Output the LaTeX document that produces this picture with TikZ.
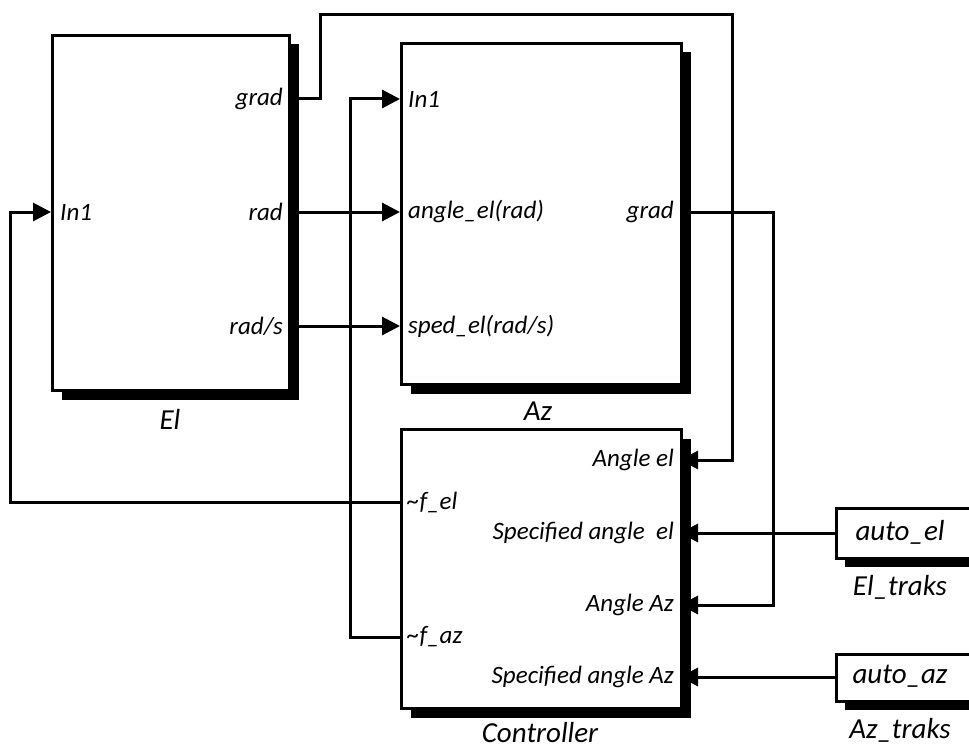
\documentclass[tikz,border=0pt]{standalone}
\usepackage{fontspec}
\setmainfont{Carlito}
\usetikzlibrary{positioning,shadows,backgrounds,arrows.meta}

\begin{document}
\begin{tikzpicture}[
    x=1pt, y=-1pt,
    every node/.style={font=\fontsize{25}{29}\selectfont\itshape, inner sep=0pt},
    block/.style={
        draw,
        line width=3pt,
        fill=white,
        anchor=north west,
        drop shadow={shadow xshift=9pt, shadow yshift=-9pt, fill=black, opacity=1}
    },
    portlabel/.style={font=\fontsize{25}{29}\selectfont\itshape},
    blocklabel/.style={font=\fontsize{29}{34}\selectfont\itshape},
    arr/.style={-{Triangle[length=18pt, width=18pt]}, line width=3pt}
]
    \useasboundingbox (0,0) rectangle (969,749);

    % El
    \node[block, minimum width=237pt, minimum height=355pt] (el) at (51,34) {};
    \node[blocklabel] (el-name) at (170,419) {El};
    \coordinate (el-in1) at (51,212);
    \coordinate (el-grad) at (288,99);
    \coordinate (el-rad) at (288,212);
    \coordinate (el-rads) at (288,326);
    \node[portlabel, anchor=west] (el-in1-l) at (60,212) {In1};
    \node[portlabel, anchor=east] (el-grad-l) at (283,99) {grad};
    \node[portlabel, anchor=east] (el-rad-l) at (283,212) {rad};
    \node[portlabel, anchor=east] (el-rads-l) at (283,326) {rad/s};

    % Az
    \node[block, minimum width=280pt, minimum height=341pt] (az) at (400,42) {};
    \node[blocklabel] (az-name) at (538,411) {Az};
    \coordinate (az-in1) at (400,99);
    \coordinate (az-ang) at (400,212);
    \coordinate (az-sped) at (400,326);
    \coordinate (az-grad) at (680,212);
    \node[portlabel, anchor=west] (az-in1-l) at (408,99) {In1};
    \node[portlabel, anchor=west] (az-ang-l) at (408,212) {angle\_el(rad)};
    \node[portlabel, anchor=west] (az-sped-l) at (408,326) {sped\_el(rad/s)};
    \node[portlabel, anchor=east] (az-grad-l) at (674,212) {grad};

    % Controller
    \node[block, minimum width=280pt, minimum height=279pt] (ctrl) at (400,428) {};
    \node[blocklabel] (ctrl-name) at (540,733) {Controller};
    \coordinate (ctrl-fel) at (400,502);
    \coordinate (ctrl-faz) at (400,637);
    \coordinate (ctrl-angel) at (680,460);
    \coordinate (ctrl-specel) at (680,533);
    \coordinate (ctrl-angaz) at (680,605);
    \coordinate (ctrl-specaz) at (680,677);
    \node[portlabel, anchor=west] (ctrl-fel-l) at (407,502) {\textasciitilde f\_el};
    \node[portlabel, anchor=west] (ctrl-faz-l) at (407,637) {\textasciitilde f\_az};
    \node[portlabel, anchor=east] (ctrl-angel-l) at (674,460) {Angle el};
    \node[portlabel, anchor=east] (ctrl-specel-l) at (674,533) {Specified angle\ \ el};
    \node[portlabel, anchor=east] (ctrl-angaz-l) at (674,605) {Angle Az};
    \node[portlabel, anchor=east] (ctrl-specaz-l) at (674,677) {Specified angle Az};

    % Sources
    \node[block, line width=2.5pt, minimum width=140pt, minimum height=50pt] (autoel) at (835,507) {};
    \node[blocklabel] (autoel-val) at (900,532) {auto\_el};
    \node[blocklabel] (autoel-name) at (900,587) {El\_traks};
    \node[block, line width=2.5pt, minimum width=140pt, minimum height=47pt] (autoaz) at (835,653) {};
    \node[blocklabel] (autoaz-val) at (900,676) {auto\_az};
    \node[blocklabel] (autoaz-name) at (900,730) {Az\_traks};

    % Lines
    \begin{scope}[on background layer]
        \draw[arr] (el-grad) -| (320,15) -| (732,460) -- (ctrl-angel);
        \draw[arr] (el-rad) -- (az-ang);
        \draw[arr] (el-rads) -- (az-sped);
        \draw[arr] (ctrl-fel) -| (10,212) -- (el-in1);
        \draw[arr] (ctrl-faz) -| (350,99) -- (az-in1);
        \draw[arr] (az-grad) -| (773,605) -- (ctrl-angaz);
        \draw[arr] (autoel.west |- ctrl-specel) -- (ctrl-specel);
        \draw[arr] (autoaz.west |- ctrl-specaz) -- (ctrl-specaz);
    \end{scope}

\end{tikzpicture}
\end{document}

:::::

> [EXERCISE BRIEF] Write out each line of the data exactly; the images should be left out.

> [IN RESPONSE]
Output the LaTeX document that produces this picture with TikZ.
\documentclass[tikz,border=0pt]{standalone}
\usepackage{fontspec}
\setmainfont{Carlito}
\usetikzlibrary{positioning,shadows,backgrounds,arrows.meta}

\begin{document}
\begin{tikzpicture}[
    x=1pt, y=-1pt,
    every node/.style={font=\fontsize{25}{29}\selectfont\itshape, inner sep=0pt},
    block/.style={
        draw,
        line width=3pt,
        fill=white,
        anchor=north west,
        drop shadow={shadow xshift=9pt, shadow yshift=-9pt, fill=black, opacity=1}
    },
    portlabel/.style={font=\fontsize{25}{29}\selectfont\itshape},
    blocklabel/.style={font=\fontsize{29}{34}\selectfont\itshape},
    arr/.style={-{Triangle[length=18pt, width=18pt]}, line width=3pt}
]
    \useasboundingbox (0,0) rectangle (969,749);

    % El
    \node[block, minimum width=237pt, minimum height=355pt] (el) at (51,34) {};
    \node[blocklabel] (el-name) at (170,419) {El};
    \coordinate (el-in1) at (51,212);
    \coordinate (el-grad) at (288,99);
    \coordinate (el-rad) at (288,212);
    \coordinate (el-rads) at (288,326);
    \node[portlabel, anchor=west] (el-in1-l) at (60,212) {In1};
    \node[portlabel, anchor=east] (el-grad-l) at (283,99) {grad};
    \node[portlabel, anchor=east] (el-rad-l) at (283,212) {rad};
    \node[portlabel, anchor=east] (el-rads-l) at (283,326) {rad/s};

    % Az
    \node[block, minimum width=280pt, minimum height=341pt] (az) at (400,42) {};
    \node[blocklabel] (az-name) at (538,411) {Az};
    \coordinate (az-in1) at (400,99);
    \coordinate (az-ang) at (400,212);
    \coordinate (az-sped) at (400,326);
    \coordinate (az-grad) at (680,212);
    \node[portlabel, anchor=west] (az-in1-l) at (408,99) {In1};
    \node[portlabel, anchor=west] (az-ang-l) at (408,212) {angle\_el(rad)};
    \node[portlabel, anchor=west] (az-sped-l) at (408,326) {sped\_el(rad/s)};
    \node[portlabel, anchor=east] (az-grad-l) at (674,212) {grad};

    % Controller
    \node[block, minimum width=280pt, minimum height=279pt] (ctrl) at (400,428) {};
    \node[blocklabel] (ctrl-name) at (540,733) {Controller};
    \coordinate (ctrl-fel) at (400,502);
    \coordinate (ctrl-faz) at (400,637);
    \coordinate (ctrl-angel) at (680,460);
    \coordinate (ctrl-specel) at (680,533);
    \coordinate (ctrl-angaz) at (680,605);
    \coordinate (ctrl-specaz) at (680,677);
    \node[portlabel, anchor=west] (ctrl-fel-l) at (407,502) {\textasciitilde f\_el};
    \node[portlabel, anchor=west] (ctrl-faz-l) at (407,637) {\textasciitilde f\_az};
    \node[portlabel, anchor=east] (ctrl-angel-l) at (674,460) {Angle el};
    \node[portlabel, anchor=east] (ctrl-specel-l) at (674,533) {Specified angle\ \ el};
    \node[portlabel, anchor=east] (ctrl-angaz-l) at (674,605) {Angle Az};
    \node[portlabel, anchor=east] (ctrl-specaz-l) at (674,677) {Specified angle Az};

    % Sources
    \node[block, line width=2.5pt, minimum width=140pt, minimum height=50pt] (autoel) at (835,507) {};
    \node[blocklabel] (autoel-val) at (900,532) {auto\_el};
    \node[blocklabel] (autoel-name) at (900,587) {El\_traks};
    \node[block, line width=2.5pt, minimum width=140pt, minimum height=47pt] (autoaz) at (835,653) {};
    \node[blocklabel] (autoaz-val) at (900,676) {auto\_az};
    \node[blocklabel] (autoaz-name) at (900,730) {Az\_traks};

    % Lines
    \begin{scope}[on background layer]
        \draw[arr] (el-grad) -| (320,15) -| (732,460) -- (ctrl-angel);
        \draw[arr] (el-rad) -- (az-ang);
        \draw[arr] (el-rads) -- (az-sped);
        \draw[arr] (ctrl-fel) -| (10,212) -- (el-in1);
        \draw[arr] (ctrl-faz) -| (350,99) -- (az-in1);
        \draw[arr] (az-grad) -| (773,605) -- (ctrl-angaz);
        \draw[arr] (autoel.west |- ctrl-specel) -- (ctrl-specel);
        \draw[arr] (autoaz.west |- ctrl-specaz) -- (ctrl-specaz);
    \end{scope}

\end{tikzpicture}
\end{document}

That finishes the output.